WHAT TO WORK ON:
Reproduce all the material exactly, minus any pictures it holds.

____________

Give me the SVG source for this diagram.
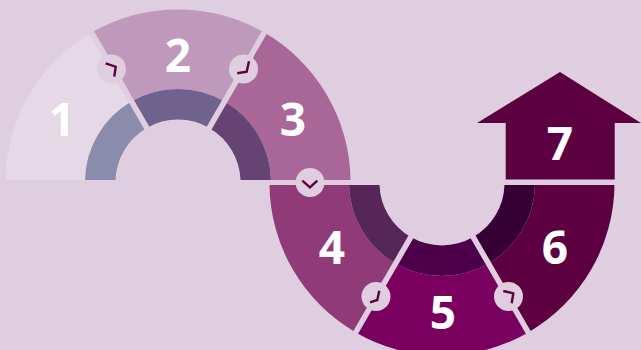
<svg xmlns="http://www.w3.org/2000/svg" width="641" height="350" viewBox="0 0 641 350">
<style>
.num{font-family:"Open Sans","Liberation Sans",sans-serif;font-weight:700;font-size:46px;fill:#fff;text-anchor:middle}
.sep{stroke:#dfcde0;stroke-width:5.5;fill:none}
.badge{fill:#dfcde0}
.chev{stroke:#5d0041;stroke-width:2.4;fill:none}
</style>
<rect width="641" height="350" fill="#dfcde0"/>
<g id="node-1">
<path fill="#e6d9e7" d="M5.5,180 A172.5,172.5 0 0 1 91.75,32.6 L131.5,101.5 A93,93 0 0 0 85,180 Z"/>
<path fill="#8b8bab" d="M85,180 A93,93 0 0 1 131.5,101.5 L146.75,127.9 A62.5,62.5 0 0 0 115.5,180 Z"/>
<text class="num" x="62" y="136">1</text>
</g>
<g id="node-2">
<path fill="#bf99bb" d="M91.75,32.6 A172.5,172.5 0 0 1 264.25,32.6 L224.5,101.5 A93,93 0 0 0 131.5,101.5 Z"/>
<path fill="#6f628c" d="M131.5,101.5 A93,93 0 0 1 224.5,101.5 L209.25,127.9 A62.5,62.5 0 0 0 146.75,127.9 Z"/>
<text class="num" x="178" y="72">2</text>
</g>
<g id="node-3">
<path fill="#a86798" d="M264.25,32.6 A172.5,172.5 0 0 1 350.5,180 L271,180 A93,93 0 0 0 224.5,101.5 Z"/>
<path fill="#654372" d="M224.5,101.5 A93,93 0 0 1 271,180 L240.5,180 A62.5,62.5 0 0 0 209.25,127.9 Z"/>
<text class="num" x="293" y="136">3</text>
</g>
<g id="node-4">
<path fill="#903b78" d="M269.5,185 A172.5,172.5 0 0 0 355.75,332.4 L395.5,263.5 A93,93 0 0 1 349,185 Z"/>
<path fill="#572658" d="M349,185 A93,93 0 0 0 395.5,263.5 L410.75,237.1 A62.5,62.5 0 0 1 379.5,185 Z"/>
<text class="num" x="332" y="264">4</text>
</g>
<g id="node-5">
<path fill="#79005f" d="M355.75,332.4 A172.5,172.5 0 0 0 528.25,332.4 L488.5,263.5 A93,93 0 0 1 395.5,263.5 Z"/>
<path fill="#4d0049" d="M395.5,263.5 A93,93 0 0 0 488.5,263.5 L473.25,237.1 A62.5,62.5 0 0 1 410.75,237.1 Z"/>
<text class="num" x="443" y="329">5</text>
</g>
<g id="node-6">
<path fill="#5d0041" d="M528.25,332.4 A172.5,172.5 0 0 0 614.5,185 L535,185 A93,93 0 0 1 488.5,263.5 Z"/>
<path fill="#370035" d="M488.5,263.5 A93,93 0 0 0 535,185 L504.5,185 A62.5,62.5 0 0 1 473.25,237.1 Z"/>
<text class="num" x="555" y="264">6</text>
</g>
<g id="node-7">
<path fill="#5d0041" d="M560,72 L641,123 L614.7,123 L614.7,179.5 L505.7,179.5 L505.7,123 L477,123 Z"/>
<text class="num" x="560" y="160">7</text>
</g>
<g id="connectors">
<path class="sep" d="M148,130 L90,29.6 M208,130 L266,29.6 M412,235 L354,335.4 M472,235 L530,335.4"/>
<circle class="badge" cx="111.5" cy="69" r="14.5"/>
<circle class="badge" cx="243.5" cy="69" r="14.5"/>
<circle class="badge" cx="310" cy="182.5" r="14.5"/>
<circle class="badge" cx="376" cy="296.5" r="14.5"/>
<circle class="badge" cx="508.5" cy="296.5" r="14.5"/>
<path class="chev" d="M105.7,63.3 L115.7,66.7 L114.3,76.7"/>
<path class="chev" d="M249,61.3 L246.7,71.7 L237.3,73.3"/>
<path class="chev" d="M302.3,180.7 L310,187.3 L317.3,180.7"/>
<path class="chev" d="M379.3,290.7 L377.3,300 L370,302.3"/>
<path class="chev" d="M503.3,291 L513.3,293.3 L511.7,303.3"/>
</g>
</svg>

____________

RESULT:
Give me the SVG source for this diagram.
<svg xmlns="http://www.w3.org/2000/svg" width="641" height="350" viewBox="0 0 641 350">
<style>
.num{font-family:"Open Sans","Liberation Sans",sans-serif;font-weight:700;font-size:46px;fill:#fff;text-anchor:middle}
.sep{stroke:#dfcde0;stroke-width:5.5;fill:none}
.badge{fill:#dfcde0}
.chev{stroke:#5d0041;stroke-width:2.4;fill:none}
</style>
<rect width="641" height="350" fill="#dfcde0"/>
<g id="node-1">
<path fill="#e6d9e7" d="M5.5,180 A172.5,172.5 0 0 1 91.75,32.6 L131.5,101.5 A93,93 0 0 0 85,180 Z"/>
<path fill="#8b8bab" d="M85,180 A93,93 0 0 1 131.5,101.5 L146.75,127.9 A62.5,62.5 0 0 0 115.5,180 Z"/>
<text class="num" x="62" y="136">1</text>
</g>
<g id="node-2">
<path fill="#bf99bb" d="M91.75,32.6 A172.5,172.5 0 0 1 264.25,32.6 L224.5,101.5 A93,93 0 0 0 131.5,101.5 Z"/>
<path fill="#6f628c" d="M131.5,101.5 A93,93 0 0 1 224.5,101.5 L209.25,127.9 A62.5,62.5 0 0 0 146.75,127.9 Z"/>
<text class="num" x="178" y="72">2</text>
</g>
<g id="node-3">
<path fill="#a86798" d="M264.25,32.6 A172.5,172.5 0 0 1 350.5,180 L271,180 A93,93 0 0 0 224.5,101.5 Z"/>
<path fill="#654372" d="M224.5,101.5 A93,93 0 0 1 271,180 L240.5,180 A62.5,62.5 0 0 0 209.25,127.9 Z"/>
<text class="num" x="293" y="136">3</text>
</g>
<g id="node-4">
<path fill="#903b78" d="M269.5,185 A172.5,172.5 0 0 0 355.75,332.4 L395.5,263.5 A93,93 0 0 1 349,185 Z"/>
<path fill="#572658" d="M349,185 A93,93 0 0 0 395.5,263.5 L410.75,237.1 A62.5,62.5 0 0 1 379.5,185 Z"/>
<text class="num" x="332" y="264">4</text>
</g>
<g id="node-5">
<path fill="#79005f" d="M355.75,332.4 A172.5,172.5 0 0 0 528.25,332.4 L488.5,263.5 A93,93 0 0 1 395.5,263.5 Z"/>
<path fill="#4d0049" d="M395.5,263.5 A93,93 0 0 0 488.5,263.5 L473.25,237.1 A62.5,62.5 0 0 1 410.75,237.1 Z"/>
<text class="num" x="443" y="329">5</text>
</g>
<g id="node-6">
<path fill="#5d0041" d="M528.25,332.4 A172.5,172.5 0 0 0 614.5,185 L535,185 A93,93 0 0 1 488.5,263.5 Z"/>
<path fill="#370035" d="M488.5,263.5 A93,93 0 0 0 535,185 L504.5,185 A62.5,62.5 0 0 1 473.25,237.1 Z"/>
<text class="num" x="555" y="264">6</text>
</g>
<g id="node-7">
<path fill="#5d0041" d="M560,72 L641,123 L614.7,123 L614.7,179.5 L505.7,179.5 L505.7,123 L477,123 Z"/>
<text class="num" x="560" y="160">7</text>
</g>
<g id="connectors">
<path class="sep" d="M148,130 L90,29.6 M208,130 L266,29.6 M412,235 L354,335.4 M472,235 L530,335.4"/>
<circle class="badge" cx="111.5" cy="69" r="14.5"/>
<circle class="badge" cx="243.5" cy="69" r="14.5"/>
<circle class="badge" cx="310" cy="182.5" r="14.5"/>
<circle class="badge" cx="376" cy="296.5" r="14.5"/>
<circle class="badge" cx="508.5" cy="296.5" r="14.5"/>
<path class="chev" d="M105.7,63.3 L115.7,66.7 L114.3,76.7"/>
<path class="chev" d="M249,61.3 L246.7,71.7 L237.3,73.3"/>
<path class="chev" d="M302.3,180.7 L310,187.3 L317.3,180.7"/>
<path class="chev" d="M379.3,290.7 L377.3,300 L370,302.3"/>
<path class="chev" d="M503.3,291 L513.3,293.3 L511.7,303.3"/>
</g>
</svg>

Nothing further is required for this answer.